The forming process is to clamp the foil between the machine platens and evacuate the space between the foil and the heating plate, allowing the foil to be sucked into intimate contact with the heater. This plate is electrically heated, and has oil channels for further temperature control. After heating, air is returned above the foil and the space below it is evacuated as in conventional forming, wrapping the foil round the form. Substantial undercuts can be achieved with the aid of increased air pressure above the foil. The moulds used can be of wood/MDF for prototyping and short production runs, with metal tooling for full production. Mould costs are a fraction of those used for injection moulding. The point emphasised by the company is that this process can be introduced on existing injection mould tooling – with the caveat that appropriate venting must be in place – and using conventional machines. The assumption is that some form of pick and place device is already in use for product removal, and that this can be adapted to place the foil in the mould. All that has to be added is a means of retaining the foil. Vacuum valves could be inserted but they can leave surface impressions and are expensive to move. The preferred option is electrostatic pinning, which requires no modification. An electrostatic system is reckoned to cost around DM 10,000 and can be installed on the pick and place robot, which Mr Düring says is a significantly cheaper option than the foil handling devices needed above and below the mould when using the established in-mould foiling processes.

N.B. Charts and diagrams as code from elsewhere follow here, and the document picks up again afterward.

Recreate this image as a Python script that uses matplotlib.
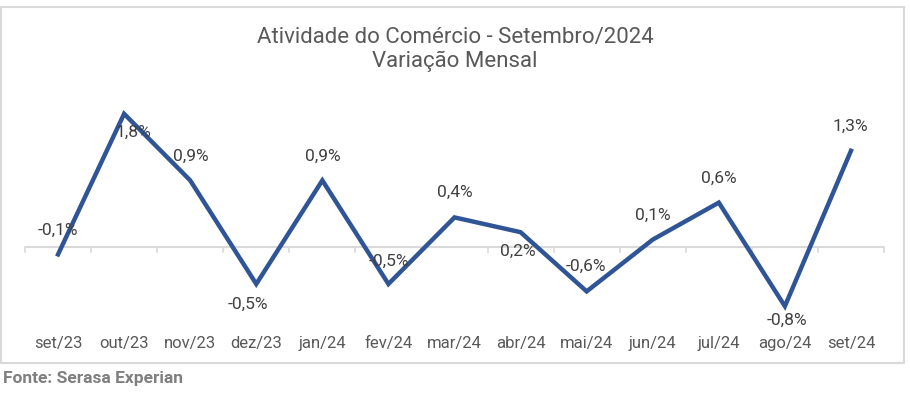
"""Atividade do Comércio - variação mensal (Serasa Experian)."""

import matplotlib.pyplot as plt
from matplotlib.patches import Rectangle

plt.rcParams["font.family"] = ["Roboto", "DejaVu Sans"]

months = ["set/23", "out/23", "nov/23", "dez/23", "jan/24", "fev/24", "mar/24",
          "abr/24", "mai/24", "jun/24", "jul/24", "ago/24", "set/24"]
variation = [-0.1, 1.8, 0.9, -0.5, 0.9, -0.5, 0.4, 0.2, -0.6, 0.1, 0.6, -0.8, 1.3]
value_labels = ["-0,1%", "1,8%", "0,9%", "-0,5%", "0,9%", "-0,5%", "0,4%",
                "0,2%", "-0,6%", "0,1%", "0,6%", "-0,8%", "1,3%"]
# label offsets in pixels (dx, dy) relative to each point
label_offsets = [(0, 24), (9, -19), (1, 24), (-8, -20), (0, 24), (0, 23), (0, 25),
                 (-3, -19), (-1, 25), (0, 24), (0, 24), (2, -14), (-1, 24)]

TEXT = "#595959"
LINE = "#2F5597"
GRID = "#D9D9D9"

fig = plt.figure(figsize=(9.1, 3.93), dpi=100)
fig.patches.append(Rectangle((1 / 910, 1 - 363 / 393), 903 / 910, 356 / 393,
                             transform=fig.transFigure, fill=False,
                             edgecolor=GRID, linewidth=1.5))

ax = fig.add_axes([25 / 910, 1 - 321 / 393, 859 / 910, 222 / 393])
x = list(range(len(months)))
ax.plot(x, variation, color=LINE, linewidth=3.2, solid_joinstyle="miter")

for xi, yi, lab, (dx, dy) in zip(x, variation, value_labels, label_offsets):
    ax.annotate(lab, (xi, yi), xytext=(dx, dy), textcoords="offset pixels",
                ha="center", va="center", fontsize=12.5, color="#404040")

ax.set_xlim(-0.5, len(months) - 0.5)
ax.set_ylim(-1.0, 2.0)
ax.axhline(0, color=GRID, linewidth=1.5, zorder=0)
for b in range(len(months) + 1):
    ax.plot([b - 0.5, b - 0.5], [0, -0.07], color=GRID, linewidth=1.2, zorder=0,
            clip_on=False)

for spine in ax.spines.values():
    spine.set_visible(False)
ax.set_yticks([])
ax.set_xticks(x)
ax.set_xticklabels(months, fontsize=12, color=TEXT)
ax.tick_params(axis="x", length=0, pad=11)

fig.text(0.5, 1 - 37 / 393, "Atividade do Comércio - Setembro/2024", ha="center",
         va="center", fontsize=16, color=TEXT)
fig.text(0.5, 1 - 61 / 393, "Variação Mensal", ha="center", va="center",
         fontsize=16, color=TEXT)
fig.text(3 / 910, 1 - 379 / 393, "Fonte: Serasa Experian", ha="left", va="center",
         fontsize=12.5, fontweight="bold", color="#7F7F7F")

fig.savefig("out.png", dpi=100)
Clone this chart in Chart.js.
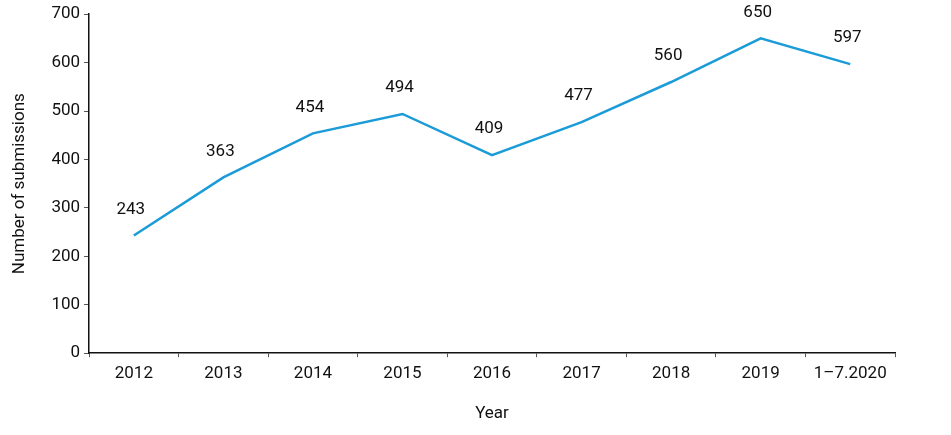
<!DOCTYPE html>
<html>
<head>
<meta charset="utf-8">
<script src="https://cdn.jsdelivr.net/npm/chart.js@4/dist/chart.umd.min.js"></script>
<style>
  html, body { margin: 0; padding: 0; background: #fff; }
  #wrap { width: 951px; height: 435px; position: relative; }
</style>
</head>
<body>
<div id="wrap"><canvas id="chart"></canvas></div>
<script>
"use strict";

const YEARS = ["2012", "2013", "2014", "2015", "2016", "2017", "2018", "2019", "1\u20137.2020"];
const SUBMISSIONS = [243, 363, 454, 494, 409, 477, 560, 650, 597];
const Y_TICKS = [0, 100, 200, 300, 400, 500, 600, 700];

const FONT = "'Roboto', 'Liberation Sans', sans-serif";
const INK = "#111111";
const LINE_BLUE = "#1b9bd8";

// value labels drawn above each point
const valueLabels = {
  id: "valueLabels",
  afterDatasetsDraw(c) {
    const { ctx } = c;
    const meta = c.getDatasetMeta(0);
    ctx.save();
    ctx.fillStyle = INK;
    ctx.font = `17px ${FONT}`;
    ctx.textAlign = "center";
    ctx.textBaseline = "middle";
    meta.data.forEach((pt, i) => {
      ctx.fillText(String(SUBMISSIONS[i]), pt.x - 3, pt.y - 26);
    });
    ctx.restore();
  },
};

new Chart(document.getElementById("chart"), {
  type: "line",
  data: {
    labels: YEARS,
    datasets: [{
      label: "Submissions",
      data: SUBMISSIONS,
      borderColor: LINE_BLUE,
      backgroundColor: LINE_BLUE,
      borderWidth: 2.5,
      pointRadius: 0,
      tension: 0,
    }],
  },
  options: {
    responsive: true,
    maintainAspectRatio: false,
    animation: false,
    layout: { padding: { top: 6, right: 56, bottom: 7, left: 6 } },
    scales: {
      x: {
        offset: true,
        grid: { display: true, drawOnChartArea: false, offset: true, color: "#555", tickLength: 4 },
        border: { display: true, color: INK, width: 1.5 },
        ticks: { color: INK, font: { family: FONT, size: 17 }, maxRotation: 0, padding: 6 },
        title: { display: true, text: "Year", color: INK, font: { family: FONT, size: 17 }, padding: { top: 14 } },
      },
      y: {
        min: 0,
        max: 700,
        afterBuildTicks(axis) { axis.ticks = Y_TICKS.map((v) => ({ value: v })); },
        grid: { display: true, drawOnChartArea: false, color: "#555", tickLength: 5 },
        border: { display: true, color: INK, width: 1.5 },
        ticks: { color: INK, font: { family: FONT, size: 17 }, padding: 4 },
        title: { display: true, text: "Number of submissions", color: INK, font: { family: FONT, size: 17 }, padding: { bottom: 17 } },
      },
    },
    plugins: {
      legend: { display: false },
      tooltip: { enabled: false },
    },
  },
  plugins: [valueLabels],
});
</script>
</body>
</html>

The Multifoiler is built in several forming sizes and can be set up to produce families of preforms in a single cycle. By combining thermoforming with injection moulding in this way the company sees a number of opportunities to enhance conventional injection moulding. Use of a single coloured foil gives a coloured surface – indeed a range of coloured surfaces – without needing to use coloured virgin material, and in fact using just a single supply of, possibly, lower cost recycled material. Adding the surface in this way circumvents rejects through surface blemishes produced by the moulding process. And the lacquered surface makes the decorative finish more abrasion resistant.

When the technology was announced in Germany last year it generated interest from a variety of market segments, including garden furniture, bathroom furniture and the automotive industry.